C’est pour l’autre alternative que nous nous prononçons nettement. Au lieu de résister au courant qui porte les jurés à s’instruire plus complètement de l’affaire, sous le double aspect de la culpabilité de l’accusé et de la peine qui peut l’atteindre, nous sommes d’avis de céder à ces tendances, qui sont après tout sages et légitimes, de les régler, et d’établir sur des bases nouvelles entre les deux magistratures une collaboration plus franche et plus complète.

Cette nécessité a été si bien sentie dans différens pays d’Europe, et notamment en Allemagne, qu’elle a donné naissance à une institution nouvelle, issue du jury, mais distincte de lui : celle des tribunaux d’échevins. Ces tribunaux reposent sur le principe suivant : réunion complète et absolue des juges populaires et des juges permanens, assis côte à côte, délibérant ensemble et devenus collègues pour l’affaire qu’ils doivent juger en fait et on droit de concert.

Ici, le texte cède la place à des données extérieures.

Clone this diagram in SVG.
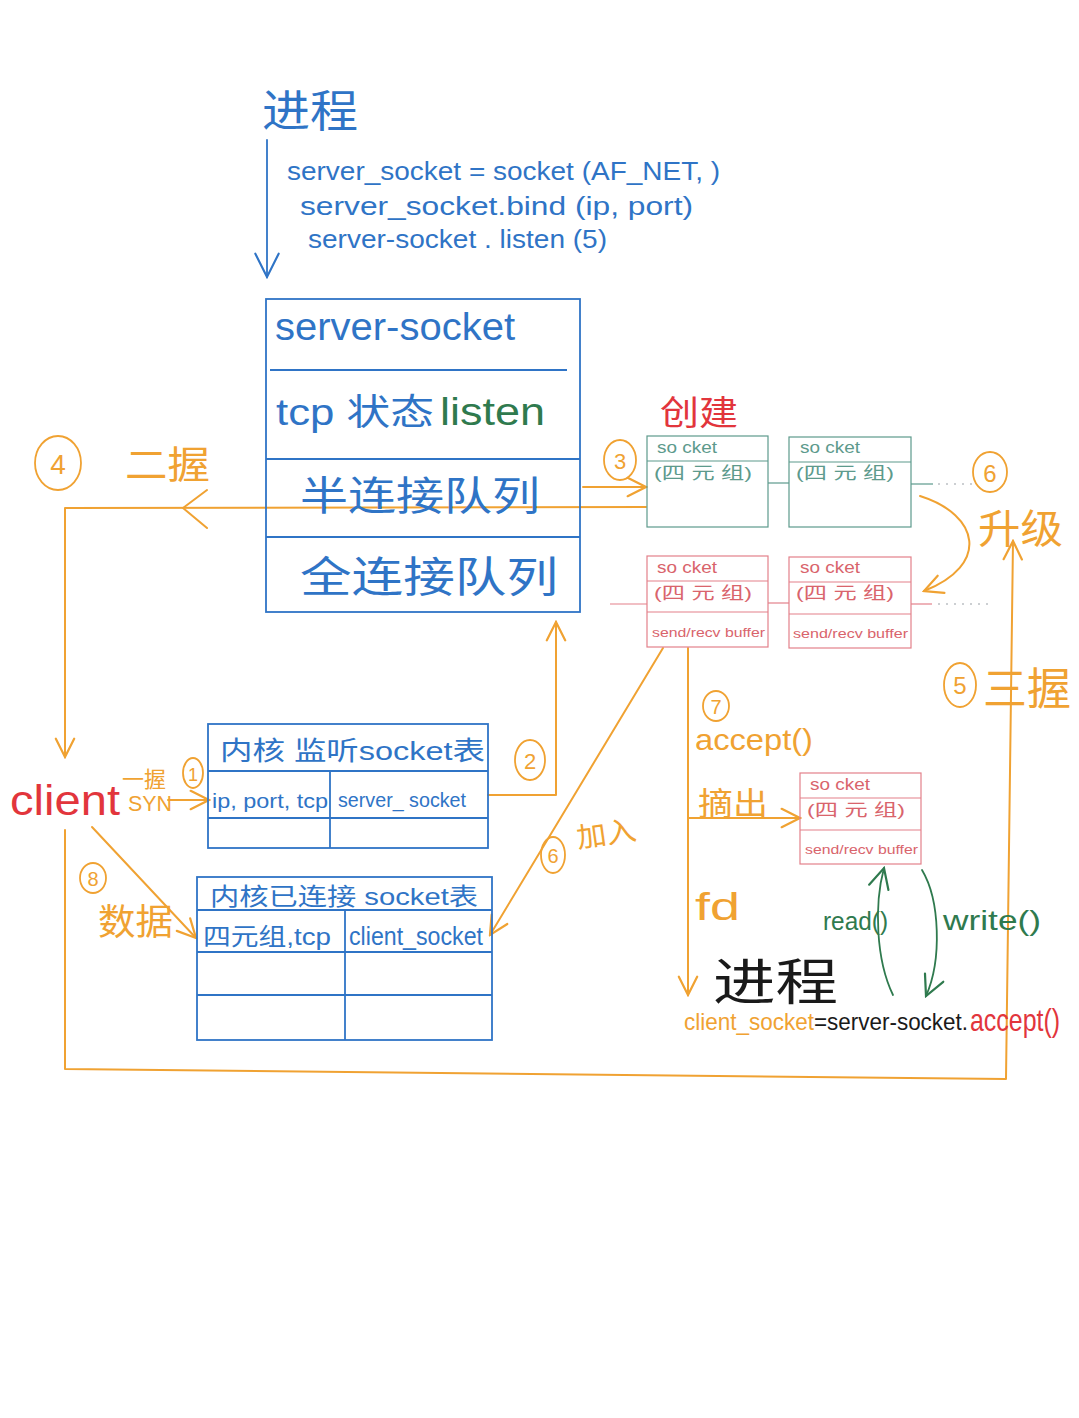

Nous reparlerons plus loin de cette institution, à laquelle nous souhaitons voir donner une place dans nos institutions judiciaires. Nous la croyons heureuse et féconde ; elle a été expérimentée avec grand succès à l’étranger. Elle est l’aboutissement final de la tendance qui se manifeste partout aujourd’hui à organiser une collaboration plus sincère et plus intime entre les deux magistratures.

En effet, à l’exclusion de l’Espagne, dont l’essai malheureux est peu digne d’attention, la plupart des pays aujourd’hui tendent à repousser la distinction subtile et impossible du fait et du droit[2]. À ce point de vue, un exemple significatif nous est

  1. C’est une loi du 20 avril 1888 qui a organisé le jury en Espagne. Voyez : Essai sur le jury criminel en France et dans les États modernes, par M. F. Gineste, p. 233 et suiv.
  2. Le code de procédure pénale de Belgique admet dans certains cas seulement les jurés et les juges à délibérer en commun, suivant des règles compliquées, imitées de la législation qui a été en vigueur en France, et sans succès d’ailleurs, jusqu’à l’année 1831.